バングラデシュとグアテマラの経験を通じて1つの確信を得た.日本の衛生感覚,環境汚染に対する取り組み,さらには高齢化の歴史とともに培ってきた医療などは他の国々に伝えるべきである.しかし同時に,いわゆる発展途上国に足を運んで,日本の美徳を押し売りしてはいけないと知る.

グアテマラのような中堅の途上国では,現地のスタッフが現地のために頑張っている.それを思うと中途半端な自分が発展途上国の現場でギクシャクするよりも,科学を武器に,世界のどの国に行っても揺るがない基礎を身につけ,発展途上国を陰で支えられるようになるのがよいのではないだろうか.それが当時,自分を納得させた考えだった.

そうして複数の教授と相談した後にアドバイザーを替え,博士課程の内容も変更した.その研究の1つが1948年から続くフラミンガム心臓研究である.
タフツ大学の栄養疫学はフラミンガム研究の栄養学的な研究を担っていた.質のよい情報が集められ,さらに研究を通して多くを学ぶことができる.近所のボストン大学にはModern Epidemiologyという有名な専門書の著者がおり,さらにフラミンガム研究の知見や理論が集う拠点となっていた.

発展途上国での研究も魅力的だが,ボストンの英知を吸収するのは今しかない.基礎科学を応用科学に展開する基盤を作るのが今だと考えるに至った.そしてタフツ大学での栄養疫学とともに,疫学・生物統計学の深部をボストン大学で学んだ.

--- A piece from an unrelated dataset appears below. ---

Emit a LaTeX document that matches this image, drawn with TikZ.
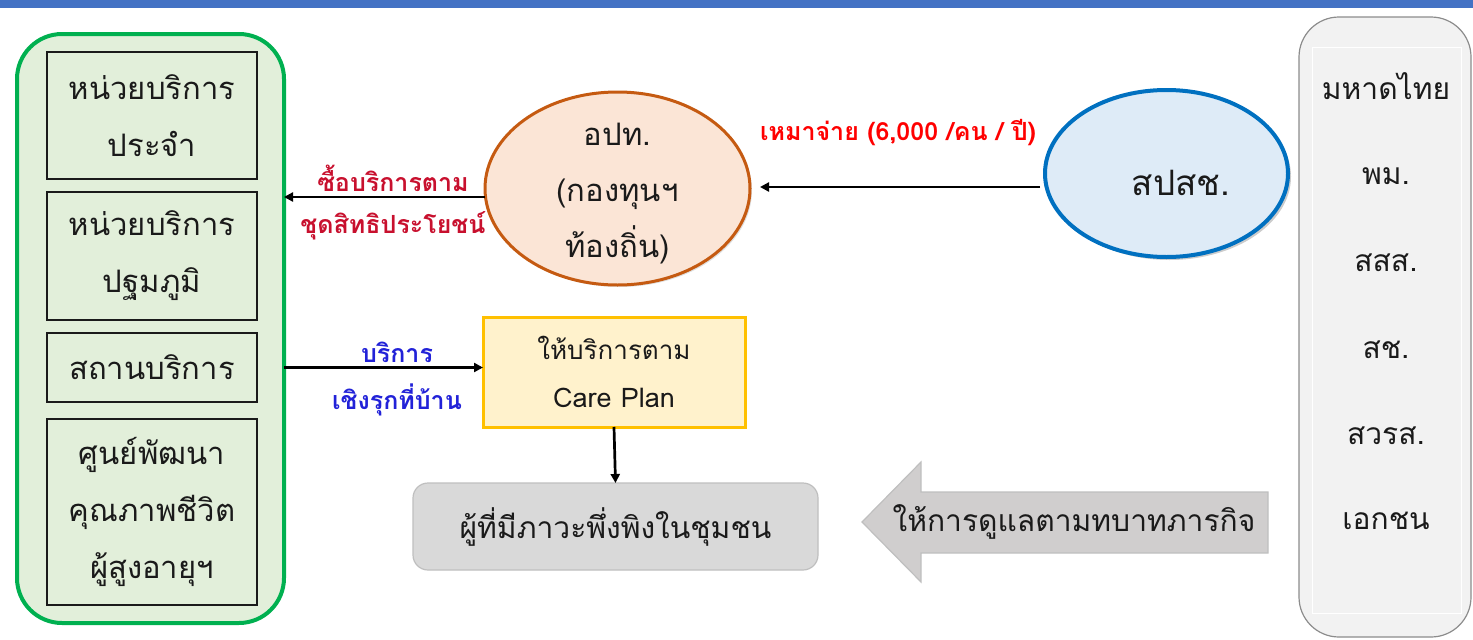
\documentclass[tikz,border=0pt]{standalone}
\usepackage{fontspec}
\setmainfont[Script=Thai]{Loma}
\usetikzlibrary{arrows.meta,shadows,shapes.geometric}
\definecolor{topbar}{HTML}{4472C4}
\definecolor{grnline}{HTML}{00B050}
\definecolor{grnfill}{HTML}{E2EFDA}
\definecolor{orline}{HTML}{C55A11}
\definecolor{orfill}{HTML}{FBE5D6}
\definecolor{blline}{HTML}{0070C0}
\definecolor{blfill}{HTML}{DEEBF7}
\definecolor{ylline}{HTML}{FFC000}
\definecolor{ylfill}{HTML}{FFF2CC}
\definecolor{gyfill}{HTML}{D9D9D9}
\definecolor{gyline}{HTML}{BFBFBF}
\definecolor{arfill}{HTML}{D0CECE}
\definecolor{rtfill}{HTML}{F2F2F2}
\definecolor{rtline}{HTML}{8C8C8C}
\definecolor{txt}{HTML}{1A1A1A}
\definecolor{lblred}{HTML}{FF0000}
\definecolor{lbldred}{HTML}{C8102E}
\definecolor{lblblue}{HTML}{2222D8}
\begin{document}
\begin{tikzpicture}[x=1pt,y=-1pt,
  every node/.style={inner sep=0pt,outer sep=0pt,text=txt},
  unitbox/.style={draw=txt,line width=1.6pt,fill=grnfill,minimum width=210pt,align=center,font=\fontsize{31}{57}\selectfont},
  conn/.style={line width=2.7pt,-{Triangle[length=9pt,width=9pt]}},
  lbl/.style={font=\fontsize{25}{28}\selectfont\bfseries},
  rtlbl/.style={font=\fontsize{30}{34}\selectfont}
]
\useasboundingbox (0,0) rectangle (1473,640);
\fill[topbar] (0,0) rectangle (1473,8);
% left green group
\node[draw=grnline,line width=4pt,fill=grnfill,rounded corners=45pt,minimum width=267pt,minimum height=589pt] (green) at (150.5,328.5) {};
\node[unitbox,minimum height=127pt] (b1) at (152,115.5) {หน่วยบริการ\\ประจำ};
\node[unitbox,minimum height=128pt] (b2) at (152,256) {หน่วยบริการ\\ปฐมภูมิ};
\node[unitbox,minimum height=69pt] (b3) at (152,367.5) {สถานบริการ};
\node[unitbox,minimum height=186pt] (b4) at (152,512) {ศูนย์พัฒนา\\คุณภาพชีวิต\\ผู้สูงอายุฯ};
% ellipses
\node[ellipse,draw=orline,line width=3pt,fill=orfill,minimum width=265pt,minimum height=193pt,drop shadow={opacity=0.25,shadow xshift=2pt,shadow yshift=-2pt}] (opt) at (617.5,188.5) {};
\node[align=center,font=\fontsize{31}{56}\selectfont] (optt) at (617.5,194) {อปท.\\(กองทุนฯ\\ท้องถิ่น)};
\node[ellipse,draw=blline,line width=4pt,fill=blfill,minimum width=243pt,minimum height=167pt,drop shadow={opacity=0.4,shadow xshift=3pt,shadow yshift=-3pt}] (sps) at (1166.5,173.5) {};
\node[font=\fontsize{35}{40}\selectfont] (spst) at (1181,183) {สปสช.};
% yellow box
\node[draw=ylline,line width=3pt,fill=ylfill,minimum width=262pt,minimum height=110pt,align=center,font=\fontsize{26}{48}\selectfont] (yel) at (614,372) {ให้บริการตาม\\\fontsize{27}{30}\selectfont Care Plan};
% gray box
\node[draw=gyline,line width=1.2pt,fill=gyfill,rounded corners=15pt,minimum width=405pt,minimum height=87pt,font=\fontsize{30}{34}\selectfont] (gry) at (615.5,526.5) {ผู้ที่มีภาวะพึ่งพิงในชุมชน};
% right box
\node[draw=rtline,line width=1.2pt,fill=rtfill,rounded corners=40pt,minimum width=172pt,minimum height=620pt] (rt) at (1385,327) {};
\node[draw=white,line width=1pt,minimum width=149pt,minimum height=566pt] (rtin) at (1386.5,330) {};
\node[rtlbl] (r1) at (1386,86) {มหาดไทย};
\node[rtlbl] (r2) at (1386,176) {พม.};
\node[rtlbl] (r3) at (1386,263) {สสส.};
\node[rtlbl] (r4) at (1386,350) {สช.};
\node[rtlbl] (r5) at (1386,436) {สวรส.};
\node[rtlbl] (r6) at (1386,521) {เอกชน};
% big arrow
\draw[draw=gyline,line width=1.2pt,fill=arfill] (862,522) -- (921,462) -- (921,492) -- (1268,492) -- (1268,553) -- (921,553) -- (921,582) -- cycle;
\node[font=\fontsize{30}{34}\selectfont] (bat) at (1074,522) {ให้การดูแลตามทบาทภารกิจ};
% connectors
\draw[conn] (opt.east -| sps.west) ++(-5,-1.5) coordinate (s1) -- ([xshift=10pt,yshift=1.5pt]opt.east);
\node[lbl,text=lblred] (l1) at (898,133) {เหมาจ่าย (6,000 /คน / ปี)};
\draw[conn] ([yshift=-8.5pt]opt.west) -- ([yshift=-8.5pt]opt.west -| green.east);
\node[lbl,text=lbldred] (l2) at (393,178) {ซื้อบริการตาม};
\node[lbl,text=lbldred] (l3) at (393,226) {ชุดสิทธิประโยชน์};
\draw[conn] (b3 -| green.east) -- (b3 -| yel.west);
\node[lbl,text=lblblue] (l4) at (397,352) {บริการ};
\node[lbl,text=lblblue] (l5) at (397,400) {เชิงรุกที่บ้าน};
\draw[conn] (yel.south) -- (gry.north);
\end{tikzpicture}
\end{document}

他の学生よりも長い時間をかけて勉学に励み,5年半が経ったところで博士号を取得した.方法論にも着手した私の研究は,メディアや栄養士などが興味をもつような研究ではなく,おそらく玄人向けの内容であった.その背景にある科学の地盤こそ,ハーバード大学公衆衛生大学院での研究職,そしてケンブリッジ大学(University of Cambridge School of Clinical Medicine)での永久職を私にもたらしたものと断言できる.